Rowland Heylyn (or Heilin or Heylin) (1562–1631) was a successful London merchant, sheriff of London in 1624–1625 and publisher of a Welsh bible in 1630.

==Life==
Heylyn was the son of David Heylyn of the historical Heylyn family of Pentreheylin in Powys, Wales. He entered the free school of Shrewsbury in 1570 and was a pupil of Thomas Lawrence. In 1576, he was apprenticed to Thomas Wade of London, and was admitted to freedom of the Ironmongers' Company in 1584. In 1601, he purchased considerable lands at Laleham and Staines. He was assistant of the Ironmongers in 1612 and served as master in 1614. He continued to buy property and in 1619 acquired land at Mayfield, Colton, Haywood and Blithbury in Staffordshire.

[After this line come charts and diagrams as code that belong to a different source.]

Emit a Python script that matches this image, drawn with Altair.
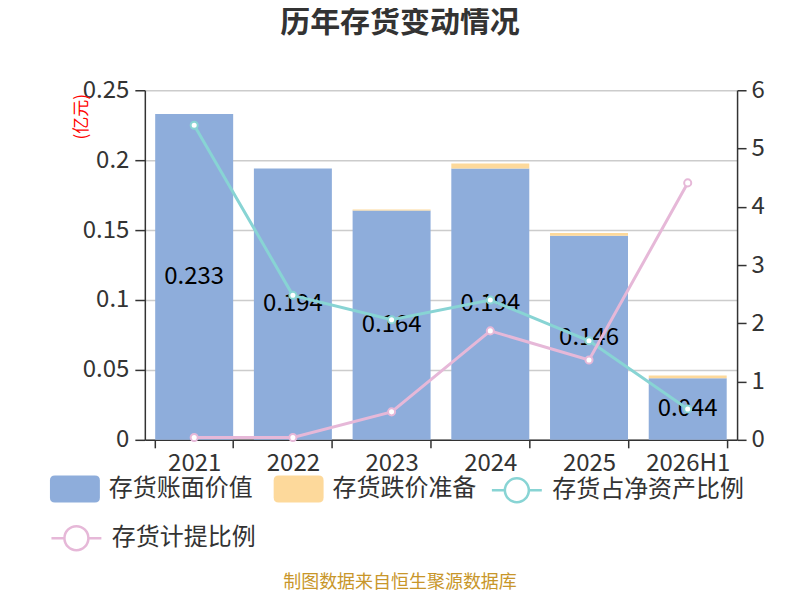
import altair as alt
import pandas as pd

years = ["2021", "2022", "2023", "2024", "2025", "2026H1"]
book_value = [0.233, 0.194, 0.164, 0.194, 0.146, 0.044]
impairment = [0.0001, 0.0001, 0.0008, 0.0037, 0.0020, 0.0020]
net_asset_ratio = [5.40, 2.48, 2.06, 2.40, 1.70, 0.53]
provision_ratio = [0.04, 0.04, 0.48, 1.87, 1.37, 4.41]

series_bar = ["存货账面价值", "存货跌价准备"]
series_line = ["存货占净资产比例", "存货计提比例"]
left_ticks = [0, 0.05, 0.1, 0.15, 0.2, 0.25]
right_ticks = [0, 1, 2, 3, 4, 5, 6]

FONT = "Noto Sans CJK SC"
BLUE = "#8EADDB"
ORANGE = "#FDD99B"
TEAL = "#88D4D4"
PINK = "#E6B8D8"
DARK = "#333333"

RECT_PATH = ("M-0.8,-0.54 L0.8,-0.54 Q1,-0.54 1,-0.34 L1,0.34 Q1,0.54 0.8,0.54 "
             "L-0.8,0.54 Q-1,0.54 -1,0.34 L-1,-0.34 Q-1,-0.54 -0.8,-0.54 Z")
LINE_PATH = ("M-1,0 L-0.48,0 M0.48,0 L1,0 M0.48,0 "
             "A0.48,0.48 0 1 1 -0.48,0 A0.48,0.48 0 1 1 0.48,0")

bars_df = pd.DataFrame({
    "year": years * 2,
    "series": [series_bar[0]] * len(years) + [series_bar[1]] * len(years),
    "value": book_value + impairment,
    "ord": [0] * len(years) + [1] * len(years),
})
label_df = pd.DataFrame({"year": years, "book": book_value})
line1_df = pd.DataFrame({"year": years, "ratio": net_asset_ratio, "series": series_line[0]})
line2_df = pd.DataFrame({"year": years, "ratio": provision_ratio, "series": series_line[1]})


def legend(x, y, symbol, stroke_w):
    return alt.Legend(
        title=None, orient="none", legendX=x, legendY=y, direction="horizontal",
        symbolType=symbol, symbolSize=2500, symbolStrokeWidth=stroke_w,
        labelFont=FONT, labelFontSize=24, labelColor=DARK, labelOffset=9,
        labelLimit=400, columnPadding=21, padding=0,
    )


x_enc = alt.X(
    "year:N", sort=years,
    scale=alt.Scale(paddingInner=0.21, paddingOuter=0.105),
    axis=alt.Axis(
        title="制图数据来自恒生聚源数据库", titleFont=FONT, titleFontSize=18,
        titleFontWeight="normal", titleColor="#C8962A", titleX=255, titleY=143,
        titleAlign="center", titleBaseline="middle",
        labelAngle=0, labelFont=FONT, labelFontSize=24, labelColor=DARK,
        labelPadding=4, tickBand="extent", tickSize=8, tickColor=DARK,
        domainColor=DARK, domainWidth=1.5, tickWidth=1.5, grid=False,
    ),
)

left_axis = alt.Axis(
    values=left_ticks, format="~g", title="(亿元)", titleColor="red",
    titleFont=FONT, titleFontSize=17, titleFontWeight="normal",
    titleX=-63, titleY=26, titleAlign="center", titleBaseline="middle",
    labelFont=FONT, labelFontSize=24, labelColor=DARK, labelPadding=6,
    tickSize=10, tickColor=DARK, tickWidth=1.5, domainColor=DARK,
    domainWidth=1.5, grid=True, gridColor="#CCCCCC", gridWidth=1.5,
)
left_scale = alt.Scale(domain=[0, 0.25], nice=False)

bars = alt.Chart(bars_df).mark_bar().encode(
    x=x_enc,
    y=alt.Y("value:Q", stack="zero", scale=left_scale, axis=left_axis),
    fill=alt.Fill("series:N", scale=alt.Scale(domain=series_bar, range=[BLUE, ORANGE]),
                  legend=legend(-95, 374, RECT_PATH, 0)),
    order=alt.Order("ord:Q"),
)

labels = alt.Chart(label_df).transform_calculate(
    value="datum.book / 2"
).mark_text(font=FONT, fontSize=24, color="black").encode(
    x=alt.X("year:N", sort=years),
    y=alt.Y("value:Q", scale=left_scale, axis=left_axis),
    text=alt.Text("book:Q", format=".3f"),
)


def line_layer(df, color, lx, ly):
    return alt.Chart(df).mark_line(
        strokeWidth=3,
        point=alt.OverlayMarkDef(filled=True, fill="white", size=50, strokeWidth=2),
    ).encode(
        x=alt.X("year:N", sort=years),
        y=alt.Y(
            "ratio:Q", scale=alt.Scale(domain=[0, 6], nice=False),
            axis=alt.Axis(
                orient="right", values=right_ticks, title=None, grid=False,
                labelFont=FONT, labelFontSize=24, labelColor=DARK, labelPadding=5,
                tickSize=9, tickColor=DARK, tickWidth=1.5, domainColor=DARK,
                domainWidth=1.5,
            ),
        ),
        stroke=alt.Stroke("series:N", scale=alt.Scale(domain=[df["series"][0]], range=[color]),
                          legend=legend(lx, ly, LINE_PATH, 2.5)),
    )


left = alt.layer(bars, labels)
right = alt.layer(
    line_layer(line1_df, TEAL, 346, 374),
    line_layer(line2_df, PINK, -95, 422),
).resolve_scale(stroke="independent")

chart = alt.layer(left, right).resolve_scale(y="independent").properties(
    width=593, height=350,
    autosize=alt.AutoSizeParams(type="none"),
    padding={"left": 137, "top": 82, "right": 55, "bottom": 152},
    title=alt.TitleParams(
        "历年存货变动情况", font=FONT, fontSize=30, fontWeight="bold",
        color=DARK, anchor="middle", dx=-41, offset=40,
    ),
).configure(background="white").configure_view(strokeWidth=0)

chart.save("out.html", embed_options={"renderer": "svg", "actions": False})
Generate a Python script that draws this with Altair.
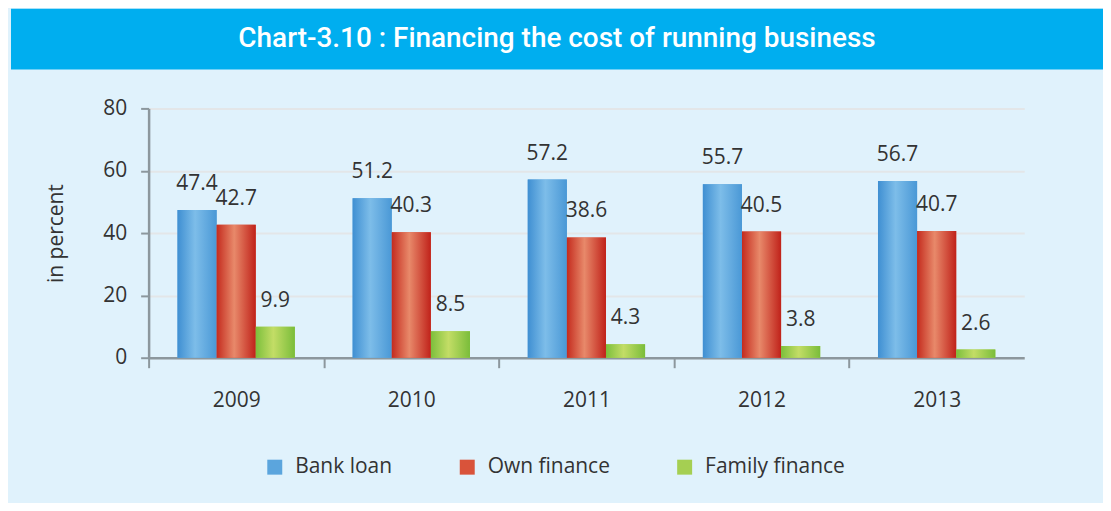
import altair as alt
import pandas as pd

# ---- data ----
years = ["2009", "2010", "2011", "2012", "2013"]
series = ["Bank loan", "Own finance", "Family finance"]
bank_loan = [47.4, 51.2, 57.2, 55.7, 56.7]
own_finance = [42.7, 40.3, 38.6, 40.5, 40.7]
family_finance = [9.9, 8.5, 4.3, 3.8, 2.6]
y_ticks = [0, 20, 40, 60, 80]
title_text = "Chart-3.10 : Financing the cost of running business"
y_title = "in percent"

rows = []
for name, vals in zip(series, [bank_loan, own_finance, family_finance]):
    for yr, v in zip(years, vals):
        rows.append({"year": yr, "series": name, "value": v})
df = pd.DataFrame(rows)

FONT = "Open Sans"
TXT = "#333333"
AXC = "#8C979D"
BG = "#E0F2FC"
HEAD = "#00AEEF"
solid = ["#5BA5DD", "#D9533A", "#A5CF52"]
grad_stops = {
    "Bank loan": ["#3F8FD2", "#7DBDE9", "#4A98D6"],
    "Own finance": ["#C42B1E", "#E8896A", "#C0221A"],
    "Family finance": ["#7CBF3C", "#C3DD66", "#7ABD3A"],
}

W, H = 878, 250
step = W / len(years)

x_enc = alt.X(
    "year:N", sort=years,
    scale=alt.Scale(paddingInner=0.33, paddingOuter=0.165),
    axis=alt.Axis(title=None, labelAngle=0, labelFontSize=21, labelColor=TXT,
                  labelFont=FONT, labelPadding=22, tickSize=10, tickColor=AXC,
                  tickWidth=2, tickOffset=-step / 2, labelOffset=step / 2,
                  domainColor=AXC, domainWidth=2.5, grid=False),
)
xo_enc = alt.XOffset("series:N", sort=series,
                     scale=alt.Scale(domain=series, paddingInner=0, paddingOuter=0))
y_enc = alt.Y(
    "value:Q", scale=alt.Scale(domain=[0, 80]),
    axis=alt.Axis(values=y_ticks, title=y_title, titleFontSize=21,
                  titleFontWeight="normal", titleColor=TXT, titleFont=FONT,
                  titlePadding=36, labelFontSize=21, labelColor=TXT, labelFont=FONT,
                  labelPadding=14, tickSize=8, tickColor=AXC, tickWidth=2,
                  domainColor=AXC, domainWidth=2.5, grid=True,
                  gridColor="#E3E6E8", gridWidth=2),
)

base = alt.Chart(df).mark_bar().encode(
    x=x_enc, xOffset=xo_enc, y=y_enc,
    color=alt.Color("series:N", sort=series,
                    scale=alt.Scale(domain=series, range=solid),
                    legend=alt.Legend(orient="none", legendX=254, legendY=449,
                                      direction="horizontal", title=None,
                                      symbolType="square", symbolSize=225,
                                      symbolStrokeWidth=0, symbolOpacity=1,
                                      labelFontSize=21, labelFont=FONT,
                                      labelColor=TXT, columnPadding=64,
                                      labelOffset=10)),
)

grad_layers = []
for s in series:
    c = grad_stops[s]
    grad = alt.Gradient(
        gradient="linear", x1=0, x2=1, y1=0, y2=0,
        stops=[alt.GradientStop(offset=0, color=c[0]),
               alt.GradientStop(offset=0.45, color=c[1]),
               alt.GradientStop(offset=1, color=c[2])],
    )
    grad_layers.append(
        alt.Chart(df).transform_filter(alt.datum.series == s)
        .mark_bar(color=grad)
        .encode(x=x_enc, xOffset=xo_enc, y=y_enc)
    )

labels = alt.Chart(df).mark_text(dy=-26, fontSize=21, color=TXT, font=FONT).encode(
    x=x_enc, xOffset=xo_enc, y=y_enc,
    text=alt.Text("value:Q", format=".1f"),
)

main = alt.layer(base, *grad_layers, labels).properties(
    width=W, height=H, view=alt.ViewBackground(stroke="transparent", strokeWidth=0)
)

spacer = alt.Chart(pd.DataFrame({"v": [0]})).mark_point(opacity=0).encode(
    x=alt.value(0), y=alt.value(0)
).properties(width=34, height=H,
             view=alt.ViewBackground(stroke="transparent", strokeWidth=0))

header = alt.Chart(pd.DataFrame({"t": [title_text]})).mark_text(
    font="Roboto", fontSize=28, fontWeight=500, color="white"
).encode(text="t:N").properties(
    width=1095, height=61,
    view=alt.ViewBackground(fill=HEAD, stroke="transparent", strokeWidth=0),
)

chart = alt.vconcat(
    header,
    alt.hconcat(spacer, main, spacing=0),
    spacing=28,
).properties(
    background=BG,
    padding={"left": 0, "top": 0, "right": 0, "bottom": 25},
).configure_view(stroke="transparent", strokeWidth=0).configure(font=FONT)

chart.save("out.html", embed_options={"renderer": "svg", "actions": False})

He lived in the Parish of St Alban Wood Street and was elected alderman of Cripplegate ward in 1624 and was Sheriff of London that year. In 1625, he was master of the Ironmongers company again.

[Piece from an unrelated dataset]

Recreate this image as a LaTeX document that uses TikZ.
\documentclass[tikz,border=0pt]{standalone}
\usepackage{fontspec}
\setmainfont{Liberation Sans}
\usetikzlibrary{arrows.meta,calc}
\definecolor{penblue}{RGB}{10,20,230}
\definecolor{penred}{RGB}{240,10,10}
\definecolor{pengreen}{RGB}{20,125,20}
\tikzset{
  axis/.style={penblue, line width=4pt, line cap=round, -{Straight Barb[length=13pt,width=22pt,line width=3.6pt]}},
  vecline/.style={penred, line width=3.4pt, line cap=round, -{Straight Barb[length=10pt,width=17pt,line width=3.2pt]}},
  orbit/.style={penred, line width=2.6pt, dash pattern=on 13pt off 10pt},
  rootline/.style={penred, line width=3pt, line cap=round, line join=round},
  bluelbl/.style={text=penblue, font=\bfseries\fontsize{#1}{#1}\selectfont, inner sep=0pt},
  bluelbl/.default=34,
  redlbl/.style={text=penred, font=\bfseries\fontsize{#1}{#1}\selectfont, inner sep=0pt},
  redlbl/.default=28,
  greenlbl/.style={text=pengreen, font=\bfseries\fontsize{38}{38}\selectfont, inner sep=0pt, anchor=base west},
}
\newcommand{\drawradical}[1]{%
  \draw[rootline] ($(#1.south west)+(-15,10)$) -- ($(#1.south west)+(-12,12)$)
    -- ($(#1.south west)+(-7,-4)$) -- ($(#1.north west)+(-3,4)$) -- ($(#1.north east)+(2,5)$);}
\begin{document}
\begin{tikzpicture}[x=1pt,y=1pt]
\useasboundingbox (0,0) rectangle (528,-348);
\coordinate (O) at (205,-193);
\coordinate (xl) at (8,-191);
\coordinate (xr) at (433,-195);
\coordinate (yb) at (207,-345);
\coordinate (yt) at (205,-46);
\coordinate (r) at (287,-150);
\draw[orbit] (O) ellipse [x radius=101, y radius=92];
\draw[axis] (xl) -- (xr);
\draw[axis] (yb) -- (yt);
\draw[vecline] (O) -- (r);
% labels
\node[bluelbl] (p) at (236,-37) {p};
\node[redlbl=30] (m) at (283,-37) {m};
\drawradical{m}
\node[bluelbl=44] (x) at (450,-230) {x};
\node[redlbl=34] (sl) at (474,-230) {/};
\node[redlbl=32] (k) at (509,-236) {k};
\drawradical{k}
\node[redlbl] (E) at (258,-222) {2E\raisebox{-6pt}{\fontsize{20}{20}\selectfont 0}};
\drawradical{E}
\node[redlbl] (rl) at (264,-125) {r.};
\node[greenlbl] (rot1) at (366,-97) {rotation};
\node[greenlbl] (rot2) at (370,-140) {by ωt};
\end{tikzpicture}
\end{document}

Heylyn supported with Thomas Myddelton publication of the Welsh quarto Bible of 1630, which was bound with the Welsh Prayer Book and the Edmund Prys translation of the Psalter. Other works he saw into print were the Welsh-Latin dictionary of John Davies, and the Practice of Piety of Lewis Bayly in the translation by Rowland Vaughan.

A portrait of Heylyn by Henry Cocke in the Ironmongers' Hall is described as "Mr Rowland Heylyn a good benefactor. This gentleman's features are represented as emaciated, but pleasing; with white beard and whiskers; habited in a black gown and cap; his right hand on a book. He was described by Blakeway in the Sheriffs of Montgomery as "The pious and munificent Rowland Heylyn Alderman of London, promoter of the Welsh translation of the bible and of every other laudable undertaking in his day". He left £300 for the poor of Shrewsbury and 83 books to Shrewsbury School.

Heylyn married Alice Aldworth, but had no surviving children. He owned property in Laleham and Staines in Middlesex, and manors in Staffordshire and other counties which he left to the children of his two sisters. He was the uncle of Henry Heylyn whose son Peter Heylyn was a notable ecclesiastic and author.